Given instruction: Search the material below for the word "chart" and copy every line in which it occurs.

---------- Data shown ----------

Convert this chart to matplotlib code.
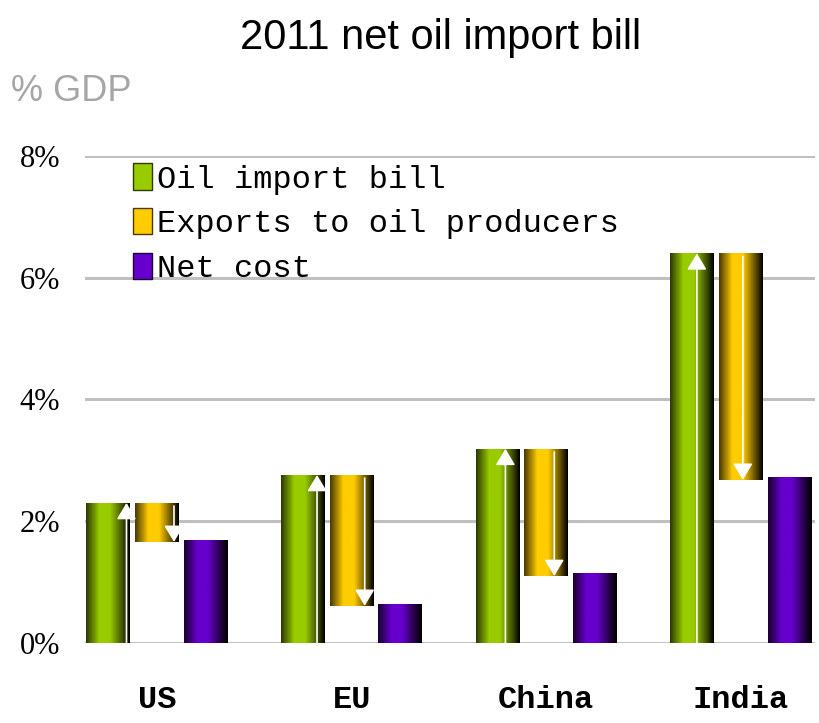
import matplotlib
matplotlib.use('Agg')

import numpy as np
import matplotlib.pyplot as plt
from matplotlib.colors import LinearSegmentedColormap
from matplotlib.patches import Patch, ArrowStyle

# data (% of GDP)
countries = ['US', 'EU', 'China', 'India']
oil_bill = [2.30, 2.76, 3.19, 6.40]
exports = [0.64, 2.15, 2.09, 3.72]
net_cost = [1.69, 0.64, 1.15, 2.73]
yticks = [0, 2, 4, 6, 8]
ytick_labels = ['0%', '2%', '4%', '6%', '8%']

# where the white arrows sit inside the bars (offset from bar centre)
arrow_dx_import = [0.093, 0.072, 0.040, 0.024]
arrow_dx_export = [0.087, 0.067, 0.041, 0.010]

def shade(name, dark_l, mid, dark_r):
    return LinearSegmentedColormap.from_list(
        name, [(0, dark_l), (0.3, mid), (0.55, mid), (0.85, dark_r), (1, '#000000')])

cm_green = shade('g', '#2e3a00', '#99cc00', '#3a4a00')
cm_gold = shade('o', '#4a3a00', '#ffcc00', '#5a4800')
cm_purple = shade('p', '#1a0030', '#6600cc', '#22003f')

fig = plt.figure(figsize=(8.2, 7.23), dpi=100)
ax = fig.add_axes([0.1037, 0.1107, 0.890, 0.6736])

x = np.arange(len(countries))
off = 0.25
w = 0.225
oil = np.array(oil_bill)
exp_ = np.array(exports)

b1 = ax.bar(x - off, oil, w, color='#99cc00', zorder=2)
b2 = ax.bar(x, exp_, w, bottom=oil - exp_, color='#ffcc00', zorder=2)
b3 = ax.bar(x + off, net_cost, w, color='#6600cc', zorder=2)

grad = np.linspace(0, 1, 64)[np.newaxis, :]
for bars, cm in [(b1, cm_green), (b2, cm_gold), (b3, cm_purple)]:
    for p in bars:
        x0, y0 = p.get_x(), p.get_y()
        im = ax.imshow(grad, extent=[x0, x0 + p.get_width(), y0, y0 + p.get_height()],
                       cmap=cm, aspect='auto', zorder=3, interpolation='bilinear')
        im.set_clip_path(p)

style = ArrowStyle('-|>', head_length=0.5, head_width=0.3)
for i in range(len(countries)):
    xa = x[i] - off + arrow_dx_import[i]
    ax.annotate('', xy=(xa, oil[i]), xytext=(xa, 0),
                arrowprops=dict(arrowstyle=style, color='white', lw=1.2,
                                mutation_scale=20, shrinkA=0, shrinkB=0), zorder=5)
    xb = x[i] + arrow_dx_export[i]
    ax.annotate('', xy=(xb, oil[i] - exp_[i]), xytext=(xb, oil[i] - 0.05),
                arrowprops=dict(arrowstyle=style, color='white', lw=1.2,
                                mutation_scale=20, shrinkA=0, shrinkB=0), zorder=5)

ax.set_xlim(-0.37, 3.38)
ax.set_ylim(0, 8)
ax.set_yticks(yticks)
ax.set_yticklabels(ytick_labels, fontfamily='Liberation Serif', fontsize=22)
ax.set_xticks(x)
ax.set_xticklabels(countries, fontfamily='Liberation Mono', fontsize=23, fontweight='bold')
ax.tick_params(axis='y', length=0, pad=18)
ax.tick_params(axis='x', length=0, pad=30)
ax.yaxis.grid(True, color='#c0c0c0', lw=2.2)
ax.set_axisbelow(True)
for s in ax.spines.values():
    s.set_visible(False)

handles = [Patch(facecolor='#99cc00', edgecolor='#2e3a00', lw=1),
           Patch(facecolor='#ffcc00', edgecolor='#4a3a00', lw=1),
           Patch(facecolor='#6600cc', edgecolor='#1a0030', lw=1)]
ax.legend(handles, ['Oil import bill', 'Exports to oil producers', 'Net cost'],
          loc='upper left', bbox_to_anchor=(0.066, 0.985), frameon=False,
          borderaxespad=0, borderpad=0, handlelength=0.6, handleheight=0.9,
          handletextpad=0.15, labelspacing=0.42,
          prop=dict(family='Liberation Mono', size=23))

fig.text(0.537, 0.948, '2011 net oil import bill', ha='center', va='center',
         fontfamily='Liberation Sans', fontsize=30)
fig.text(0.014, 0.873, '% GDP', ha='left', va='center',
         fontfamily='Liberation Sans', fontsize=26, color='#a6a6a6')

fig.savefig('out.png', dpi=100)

----------

Solved exercise:
Convert this chart to matplotlib code.

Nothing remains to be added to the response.